Everyone generally thinks that a baby is valuable, yet they do very little. We were all born that way, and our value was assumed. But somewhere along the line many of us came to question our value, and thought that we had to do something to be valuable, worthy or worthwhile.
We try to please other people, do what’s expected of us, and feel good about ourselves when we get external validation or praise. We feel good when we’re recognized for what we do in our jobs, or for how much we’re doing for other people, and bad when we’re having the opposite experience.
It becomes so ingrained that we don’t even realize it, and we often unconsciously assume that we need to do things to get the love and security we crave.
So it can be really interesting to strip things back and look at how much we’re doing because we really want to, and how much we’re doing because we think we need to.
When we come to know that our self-worth and loveability really aren’t tied up in how much we do, we see that we’re free.
If our value is already assumed, then we really do have a lot of choice.
When we do things because we think we should, or because we need to in order to be valuable, we eventually become resentful, burnt out or disillusioned. People can feel the difference when we’re doing things out of obligation, and so can we.
Of course there will always be financial constraints and commitments that we want to honour. But even starting to consider this around 10 or 20% of what we’re doing, and building up from there can be a great start.
When we’ve been operating from shoulds for so long, we become very weighed down and tired. As a result people initially often find that what they really want to do is rest or do nothing. So this is a great thing to listen to.
When we’ve really allowed ourselves to rest, new ideas and insights will emerge. We’ll feel inspired again and life will feel juicier and richer than it has in a long time.
So do yourself and those around you a big favour by noticing each thing you do as you go along, and asking whether you really want to do it.
Sometimes we really resent doing things but it’s just because we’re doing them in a certain mindset, or because we’re perceiving certain pressures that aren’t really there.
When we ask ourselves what we’d do given the choice, we may find that we actually do want to do them, but maybe in a slightly different way, or with a different energy.

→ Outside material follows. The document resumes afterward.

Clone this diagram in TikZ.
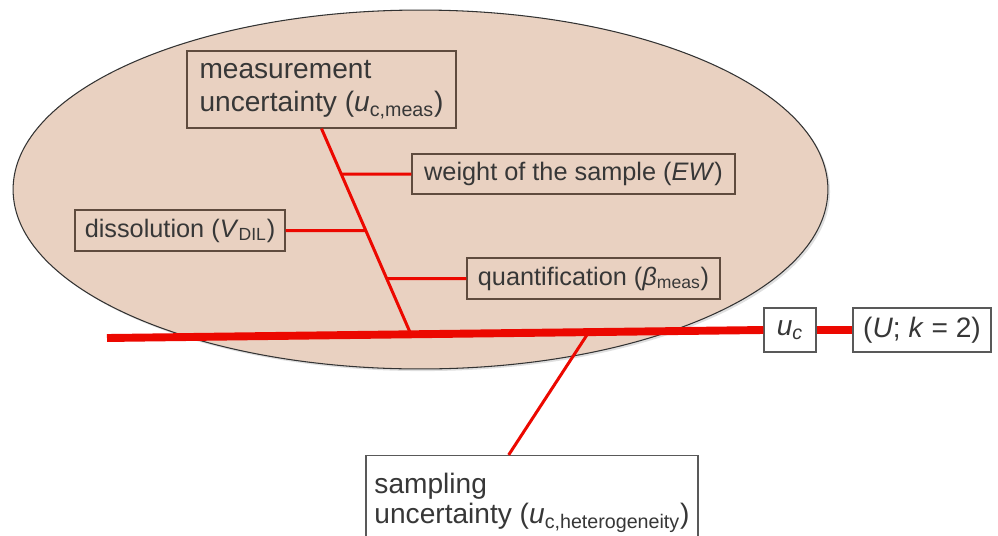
\documentclass[tikz,border=0pt]{standalone}
\usepackage{xcolor,tikz}
\usepackage{fontspec}
\setmainfont{Liberation Sans}
\usetikzlibrary{calc,shadows}
\definecolor{blob}{RGB}{233,209,193}
\definecolor{boxline}{RGB}{95,75,62}
\definecolor{ink}{RGB}{55,55,55}
\definecolor{bone}{RGB}{236,8,0}

\begin{document}
\begin{tikzpicture}[x=0.02cm, y=-0.02cm,
    font=\fontsize{14.4}{18}\selectfont, text=ink,
    big/.style={font=\fontsize{16}{19}\selectfont},
    inbox/.style={draw=boxline, line width=0.7pt, align=left, inner sep=0pt},
    outbox/.style={draw=black!65, fill=white, line width=0.7pt, align=left, inner sep=0pt},
    spine/.style={draw=bone, line width=4.5pt},
    twig/.style={draw=bone, line width=1.7pt}]
    \clip (0,0) rectangle (998,535);
    \fill[white] (0,0) rectangle (998,535);
    \draw[fill=blob, draw=black!80, line width=0.6pt,
        drop shadow={shadow xshift=1.2pt, shadow yshift=-1.2pt, opacity=0.25}]
        (420.5,189.5) ellipse [x radius=8.15cm, y radius=3.59cm];

    \node (meas) [inbox, big, minimum width=5.38cm, minimum height=1.54cm] at (321.5,89.5) {measurement\\uncertainty (\textit{u}\textsubscript{c,meas})};
    \node (wt) [inbox, minimum width=6.46cm, minimum height=0.80cm] at (573.5,174) {weight of the sample (\textit{EW})};
    \node (dil) [inbox, minimum width=4.20cm, minimum height=0.82cm] at (180,230.5) {dissolution (\textit{V}\textsubscript{DIL})};
    \node (quant) [inbox, minimum width=5.06cm, minimum height=0.82cm] at (593.5,278.5) {quantification (\textit{β}\textsubscript{meas})};
    \node (uc) [outbox, big, minimum width=1.04cm, minimum height=0.88cm] at (790,330) {\textit{u}\textsubscript{\textit{c}}};
    \node (Uk) [outbox, big, minimum width=2.76cm, minimum height=0.88cm] at (922,330) {(\textit{U}; \textit{k} = 2)};
    \node (samp) [outbox, font=\fontsize{16}{17}\selectfont, minimum width=6.64cm, minimum height=1.90cm] at (532,503) {sampling\\uncertainty (\textit{u}\textsubscript{c,heterogeneity})};

    \coordinate (tail) at (107,338);
    \coordinate (mj) at ($(tail)!0.463!(uc.west)$);
    \coordinate (sj) at ($(tail)!0.734!(uc.west)$);
    \coordinate (sampin) at ($(samp.north west)!0.43!(samp.north east)$);
    \coordinate (wtx) at (wt.west -| meas.south);
    \coordinate (dilx) at (dil.east -| meas.south);
    \coordinate (quantx) at (quant.west -| meas.south);
    \coordinate (wtj) at (intersection of meas.south--mj and wt.west--wtx);
    \coordinate (dilj) at (intersection of meas.south--mj and dil.east--dilx);
    \coordinate (quantj) at (intersection of meas.south--mj and quant.west--quantx);

    \draw[spine] (tail) -- (uc.west);
    \draw[spine, line width=4pt] (uc.east) -- (Uk.west);
    \draw[twig] (meas.south) -- (mj);
    \draw[twig] (wtj) -- (wt.west);
    \draw[twig] (dil.east) -- (dilj);
    \draw[twig] (quantj) -- (quant.west);
    \draw[twig] (sj) -- (sampin);
\end{tikzpicture}
\end{document}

Or we may find that we want to drop that thing altogether.
But if nobody around you could have an opinion, good or bad, on what you did or didn’t do, if there was no pressure on you and you were totally free; if you knew that you were already completely loved and supported regardless, and truly valuable already, what would you still want to do?
This will provide great insight into what really matters to you, about what lights you up, and where you might want to play with doing things a bit differently.

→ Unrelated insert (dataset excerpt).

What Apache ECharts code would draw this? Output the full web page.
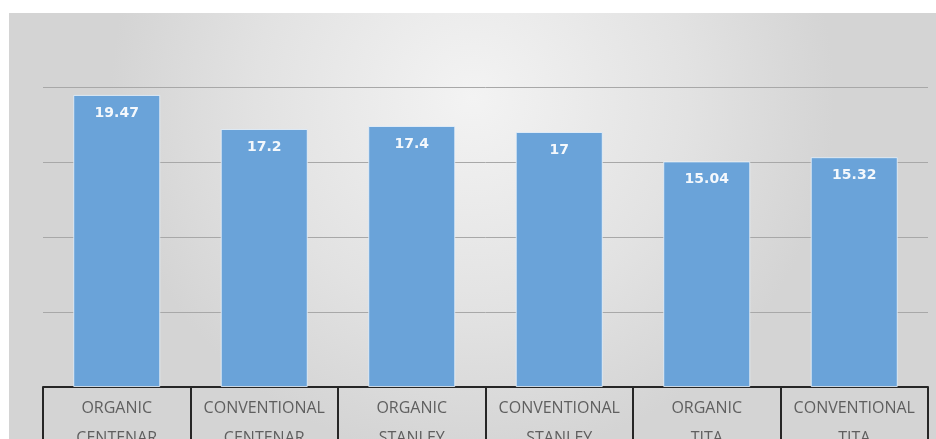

It could mean taking things off your plate or asking for help, and reducing any pressure or expectations you might be putting on yourself.
Often people worry this is selfish, but actually it’s the opposite. Taking care of yourself in this way, knowing your worth and spending your energy wisely, will massively benefit you and allow you to enjoy your life to the full. But it will also massively benefit everyone you love and come into contact with.
Try it for yourself and see how much more loving you feel.
By doing less you will BE more, and everything you do will come from a place of love.
This will mean a lot more love, fun, joy, freedom and lightness in the world.
Who won’t benefit from more of that?